The new power was perhaps strongest in my own car, while transporting my pre-adolescent children and their friends to various social engagements. I heard all kinds of things they never would have discussed had they realized I was actually in the car and was a cognitive being.
I started to research my new power...was I alone? Had other humans experienced this? It didn’t take long to discover the truth. It was happening everywhere to women of a certain era – let’s call it the “coming-of-middle-age” life zone. Usually they fit a pattern: job, marriage, house, children, in-laws, a kitchen, and the overall self- imposed dogma to excel at all of the above. In general, they were over extended, and had been attractive but were now too exhausted to put much effort into tweaking the package -- unless going out with their best girlfriends (oh, the irony).
It's a long journey from hot to handsome for a woman, and like most journeys, there are nuggets of rock solid wisdom and crushing regret along the way.
Amy Poehler, one of my favorite people I don’t know, spoke of this candidly in her awesome memoir, “Yes Please.” She pointed out a raw truth that I was now discovering, and not just in the relative anonymity of my own car: Being invisible is freeing in a way few things are.

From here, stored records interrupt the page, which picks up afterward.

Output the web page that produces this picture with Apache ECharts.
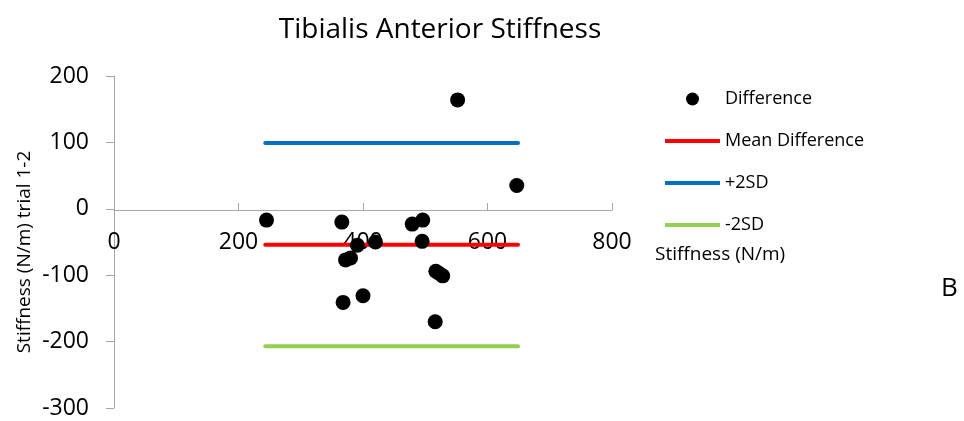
<!DOCTYPE html>
<html>
<head>
<meta charset="utf-8">
<script src="https://cdn.jsdelivr.net/npm/echarts@6/dist/echarts.min.js"></script>
<style>html,body{margin:0;padding:0;background:#fff;}#c{width:964px;height:421px;}</style>
</head>
<body>
<div id="c"></div>
<script>
const titleText = 'Tibialis Anterior Stiffness';
const panelLabel = 'B';
const seriesNames = ['Difference', 'Mean Difference', '+2SD', '-2SD'];
const stiffness = [552, 647, 245, 366, 479, 496, 495, 391, 420, 372, 380, 517, 528, 522, 368, 400, 516];
const difference = [164, 35, -17, -20, -23, -17, -49, -55, -50, -77, -74, -94, -101, -97, -141, -131, -170];
const refLineX = [243, 649];
const meanDiff = -54;
const plus2SD = 99;
const minus2SD = -207;
const xName = 'Stiffness (N/m)';
const yName = 'Stiffness (N/m) trial 1-2';

const FONT = '"Open Sans", "Noto Sans", sans-serif';
const chart = echarts.init(document.getElementById('c'), null, {renderer: 'canvas'});
const refLine = (v) => refLineX.map(x => [x, v]);
const lineIcon = 'path://M0,0H55V4H0Z';

chart.setOption({
  animation: false,
  backgroundColor: '#ffffff',
  title: [
    {text: titleText, left: 435, top: 11, textAlign: 'center',
     textStyle: {fontFamily: FONT, fontSize: 28, fontWeight: 'normal', color: '#000'}},
    {text: panelLabel, left: 936, top: 271,
     textStyle: {fontFamily: FONT, fontSize: 26, fontWeight: 'normal', color: '#000'}}
  ],
  legend: {
    orient: 'vertical', left: 660, top: 85,
    itemWidth: 55, itemHeight: 13, itemGap: 24,
    symbolKeepAspect: true,
    data: [
      {name: seriesNames[0], icon: 'circle'},
      {name: seriesNames[1], icon: lineIcon},
      {name: seriesNames[2], icon: lineIcon},
      {name: seriesNames[3], icon: lineIcon}
    ],
    textStyle: {fontFamily: FONT, fontSize: 18, color: '#000'}
  },
  grid: {left: 114, right: 352, top: 76, bottom: 13, containLabel: false, outerBoundsMode: 'none'},
  xAxis: {
    type: 'value', min: 0, max: 800, interval: 200,
    position: 'bottom', offset: -198,
    name: xName, nameLocation: 'end', nameGap: 43, nameMoveOverlap: false,
    nameTextStyle: {fontFamily: FONT, fontSize: 19, color: '#000', align: 'left', verticalAlign: 'top', padding: [35, 0, 0, 0]},
    axisLine: {onZero: false, lineStyle: {color: '#a6a6a6', width: 1}},
    axisTick: {show: true, length: 7, inside: true, lineStyle: {color: '#a6a6a6'}},
    axisLabel: {show: true, fontFamily: FONT, fontSize: 23, color: '#000', margin: 21},
    splitLine: {show: false}
  },
  yAxis: {
    type: 'value', min: -300, max: 200, interval: 100,
    name: yName, nameLocation: 'middle', nameGap: 80, nameMoveOverlap: false,
    nameTextStyle: {fontFamily: FONT, fontSize: 19, color: '#000', padding: [0, 20, 0, 0]},
    axisLine: {show: true, lineStyle: {color: '#a6a6a6', width: 1}},
    axisTick: {show: true, length: 8, inside: false, lineStyle: {color: '#a6a6a6'}},
    axisLabel: {fontFamily: FONT, fontSize: 23, color: '#000', margin: 25},
    splitLine: {show: false}
  },
  series: [
    {name: seriesNames[0], type: 'scatter', z: 4, symbol: 'circle', symbolSize: 15,
     itemStyle: {color: '#000', opacity: 1},
     data: stiffness.map((x, i) => [x, difference[i]])},
    {name: seriesNames[1], type: 'line', z: 2, symbol: 'none', showSymbol: false,
     lineStyle: {color: '#ff0000', width: 4, cap: 'round'}, itemStyle: {color: '#ff0000'},
     data: refLine(meanDiff)},
    {name: seriesNames[2], type: 'line', z: 2, symbol: 'none', showSymbol: false,
     lineStyle: {color: '#0070c0', width: 4, cap: 'round'}, itemStyle: {color: '#0070c0'},
     data: refLine(plus2SD)},
    {name: seriesNames[3], type: 'line', z: 2, symbol: 'none', showSymbol: false,
     lineStyle: {color: '#92d050', width: 4, cap: 'round'}, itemStyle: {color: '#92d050'},
     data: refLine(minus2SD)}
  ]
});
</script>
</body>
</html>
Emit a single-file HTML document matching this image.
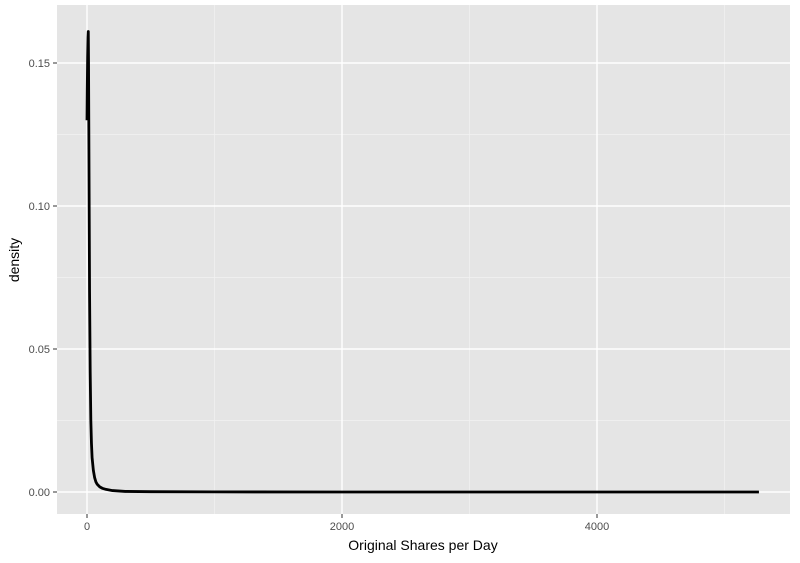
<!DOCTYPE html>
<html><head><meta charset="utf-8"><style>
body{margin:0;background:#fff;font-family:"Liberation Sans",sans-serif}
svg text{font-family:"Liberation Sans",sans-serif}
</style></head><body>
<svg id="chart" width="800" height="558" xmlns="http://www.w3.org/2000/svg">
<rect x="57" y="5" width="733" height="509" fill="#e5e5e5"/>
<g id="grid"></g><g id="axes"></g>
<path id="curve" fill="none" stroke="#000" stroke-width="2.8" stroke-linejoin="round"/>
<text x="423" y="550" text-anchor="middle" font-size="14">Original Shares per Day</text>
<text transform="translate(19,260) rotate(-90)" text-anchor="middle" font-size="14">density</text>
</svg>
<script>
const xVals=[0,2,5,8,10,12,15,18,20,25,30,35,40,50,60,70,80,100,120,150,200,300,500,1000,2000,3000,4000,5000,5270];
const yVals=[0.130,0.140,0.152,0.159,0.161,0.150,0.120,0.090,0.070,0.042,0.025,0.017,0.012,0.0075,0.005,0.0035,0.0027,0.0018,0.0013,0.0009,0.0005,0.0002,0.0001,0.00003,0.00001,0.00001,0.00001,0.000005,0];
const xTicks=[0,2000,4000];
const yTicks=[0,0.05,0.10,0.15];
const yTickLabels=["0.00","0.05","0.10","0.15"];
const sx=v=>87+v*(255/2000);
const sy=v=>492-v*(143/0.05);
const ns="http://www.w3.org/2000/svg";
const grid=document.getElementById('grid'),axes=document.getElementById('axes');
function line(p,x1,y1,x2,y2,c,w,name){const l=document.createElementNS(ns,'line');
l.setAttribute('x1',x1);l.setAttribute('y1',y1);l.setAttribute('x2',x2);l.setAttribute('y2',y2);
l.setAttribute('stroke',c);l.setAttribute('stroke-width',w);


p.appendChild(l);}
function text(x,y,s,anchor,name){const t=document.createElementNS(ns,'text');
t.setAttribute('x',x);t.setAttribute('y',y);t.setAttribute('text-anchor',anchor);t.setAttribute('font-size','11');t.setAttribute('fill','#4d4d4d');t.textContent=s;


axes.appendChild(t);}
for(let i=0;i<xTicks.length;i++){const v=xTicks[i];line(grid,sx(v+1000),5,sx(v+1000),514,'#f2f2f2',0.7,'x-minor-grid');}
for(let i=0;i<yTicks.length-1;i++){const v=(yTicks[i]+yTicks[i+1])/2;line(grid,57,sy(v),790,sy(v),'#f2f2f2',0.7,'y-minor-grid');}
xTicks.forEach(v=>{line(grid,sx(v),5,sx(v),514,'#fff',1.4,'x-major-grid');line(axes,sx(v),514,sx(v),518,'#333',1,'x-tick');text(sx(v),530,String(v),'middle','x-tick-label');});
yTicks.forEach((v,i)=>{line(grid,57,sy(v),790,sy(v),'#fff',1.4,'y-major-grid');line(axes,53,sy(v),57,sy(v),'#333',1,'y-tick');text(50,sy(v)+4,yTickLabels[i],'end','y-tick-label');});
document.getElementById('curve').setAttribute('d',xVals.map((x,i)=>(i?'L':'M')+sx(x).toFixed(2)+','+sy(yVals[i]).toFixed(2)).join(''));
</script>
</body></html>
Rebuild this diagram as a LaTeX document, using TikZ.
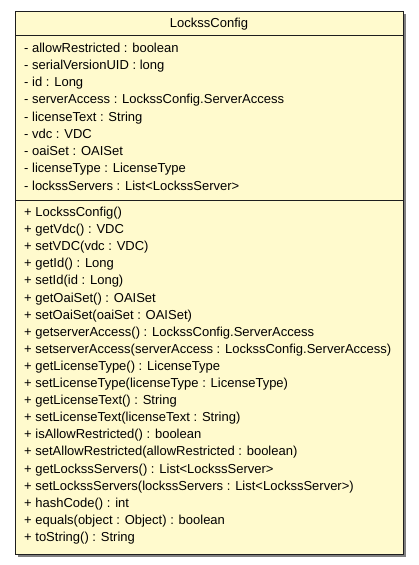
\documentclass[tikz,border=0pt]{standalone}
\usepackage{fontspec}
\setmainfont{Liberation Sans}
\usetikzlibrary{positioning}
\definecolor{classfill}{RGB}{255,250,205}
\definecolor{classline}{RGB}{30,30,30}
\definecolor{shadowgray}{RGB}{128,128,128}
\tikzset{member/.style={anchor=base west, inner sep=0pt, font=\fontsize{13}{15}\selectfont}}

\begin{document}
\begin{tikzpicture}[x=1pt,y=-1pt]
	\useasboundingbox (0,0) rectangle (419,565);
	\fill[shadowgray] (18,14) rectangle (405.5,557); % shadow
	\node[draw=classline, fill=classfill, line width=1pt, anchor=north west, minimum width=387.5pt, minimum height=543pt, inner sep=0pt] (box) at (15,11) {};
	\node[member, anchor=base] (title) at (209,27) {LockssConfig};
	\coordinate (sepA) at (15,35);
	\coordinate (sepB) at (15,200);
	\draw[classline, line width=1pt] (sepA) -- (sepA -| box.east);
	\draw[classline, line width=1pt] (sepB) -- (sepB -| box.east);
	% attributes
	\node[member] (allowRestricted) at (24,52) {- allowRestricted : boolean};
	\node[member] (serialVersionUID) at (24,69.25) {- serialVersionUID : long};
	\node[member] (id) at (24,86.5) {- id : Long};
	\node[member] (serverAccess) at (24,103.75) {- serverAccess : LockssConfig.ServerAccess};
	\node[member] (licenseText) at (24,121) {- licenseText : String};
	\node[member] (vdc) at (24,138.25) {- vdc : VDC};
	\node[member] (oaiSet) at (24,155.5) {- oaiSet : OAISet};
	\node[member] (licenseType) at (24,172.75) {- licenseType : LicenseType};
	\node[member] (lockssServers) at (24,190) {- lockssServers : List<LockssServer>};
	% operations
	\node[member] (ctor) at (24,216.5) {+ LockssConfig()};
	\node[member] (getVdc) at (24,233.6) {+ getVdc() : VDC};
	\node[member] (setVDC) at (24,250.7) {+ setVDC(vdc : VDC)};
	\node[member] (getId) at (24,267.8) {+ getId() : Long};
	\node[member] (setId) at (24,284.9) {+ setId(id : Long)};
	\node[member] (getOaiSet) at (24,302) {+ getOaiSet() : OAISet};
	\node[member] (setOaiSet) at (24,319.1) {+ setOaiSet(oaiSet : OAISet)};
	\node[member] (getserverAccess) at (24,336.2) {+ getserverAccess() : LockssConfig.ServerAccess};
	\node[member] (setserverAccess) at (24,353.3) {+ setserverAccess(serverAccess : LockssConfig.ServerAccess)};
	\node[member] (getLicenseType) at (24,370.4) {+ getLicenseType() : LicenseType};
	\node[member] (setLicenseType) at (24,387.5) {+ setLicenseType(licenseType : LicenseType)};
	\node[member] (getLicenseText) at (24,404.6) {+ getLicenseText() : String};
	\node[member] (setLicenseText) at (24,421.7) {+ setLicenseText(licenseText : String)};
	\node[member] (isAllowRestricted) at (24,438.8) {+ isAllowRestricted() : boolean};
	\node[member] (setAllowRestricted) at (24,455.9) {+ setAllowRestricted(allowRestricted : boolean)};
	\node[member] (getLockssServers) at (24,473) {+ getLockssServers() : List<LockssServer>};
	\node[member] (setLockssServers) at (24,490.1) {+ setLockssServers(lockssServers : List<LockssServer>)};
	\node[member] (hashCode) at (24,507.2) {+ hashCode() : int};
	\node[member] (equals) at (24,524.3) {+ equals(object : Object) : boolean};
	\node[member] (toString) at (24,541.4) {+ toString() : String};
\end{tikzpicture}
\end{document}
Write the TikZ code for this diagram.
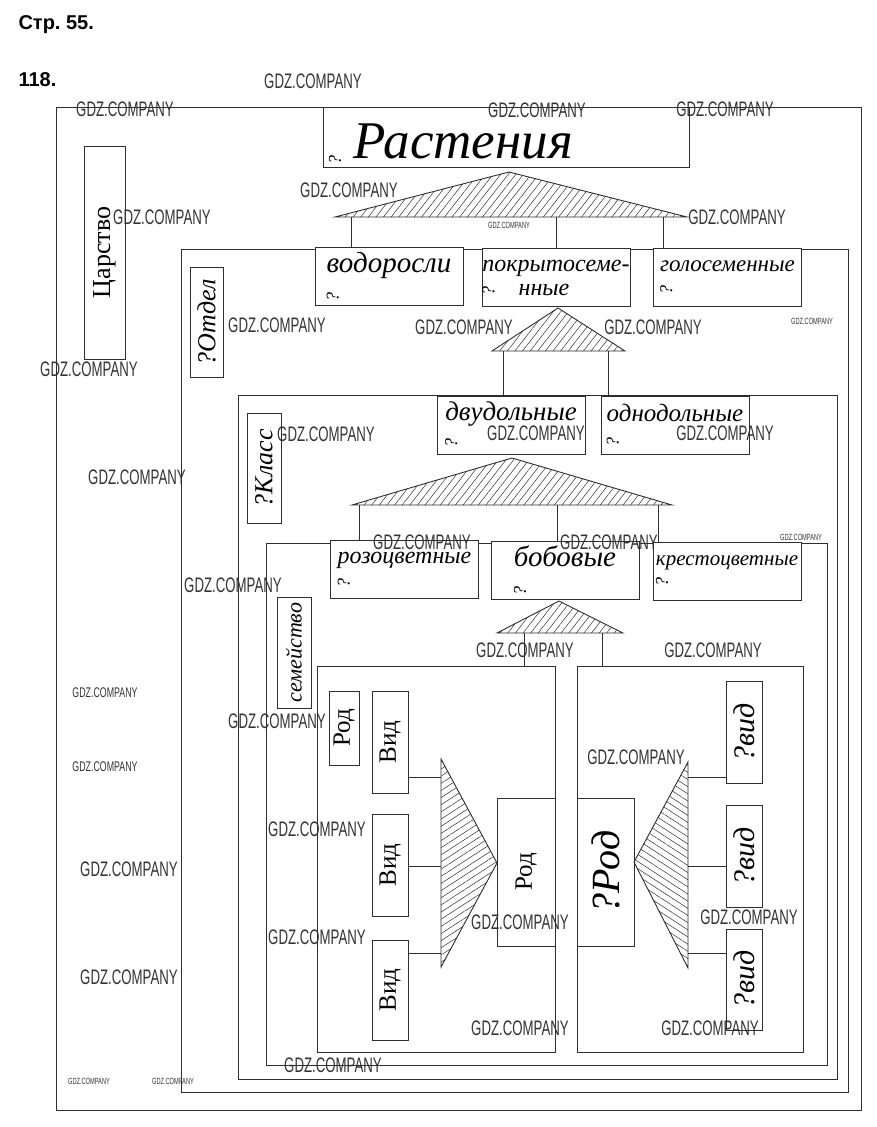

Girls (we're still "girls"), you know what I'm talking about.
While we used to allow at least an hour to get ready (remember "getting ready?") to go out, now we simply... don't go out! So easy. Or if we do, “getting ready” involves making sure we are clothed and fed . Mascara and Blistex application, now the extent of a beauty routine, is generally reserved as a driving activity.
What will we wear tonight? Who cares? No one! Literally. Not even us anymore. Which pants look best? Neither, because no one is looking at us. Why wear pants when a giant sack dress with balloon-like wafer pockets will do? Makes restroom trips to a porta-potty at soccer fields a lot easier, too. Seamless clothing will come roaring back, just wait.
Shoes? Ah, our feet have never been so happy. While it’s true we’ve not yet been lost to complete Velcro territory, shoes with heels or excessive lacing are a thing of our collective past, like string bikinis, snowboarding dudes and wine coolers. We've even been seen in flats at work two days in a row.
Thongs? Unless you mean the old-fashioned word for flip flops, none of that is happening here. Jockey briefs are comfy and absorbent! Sometimes we even wear the ladies’ version.
But the best thing about being invisible is the human truths we stumble upon. Sometimes we see unexpected kindness. We see people flirting. We hear secrets, sometimes about ourselves. We see what people are made of when they think no one is watching. The people that can see us - there are some - are the ones with the real superpower. They're the ones we need more of.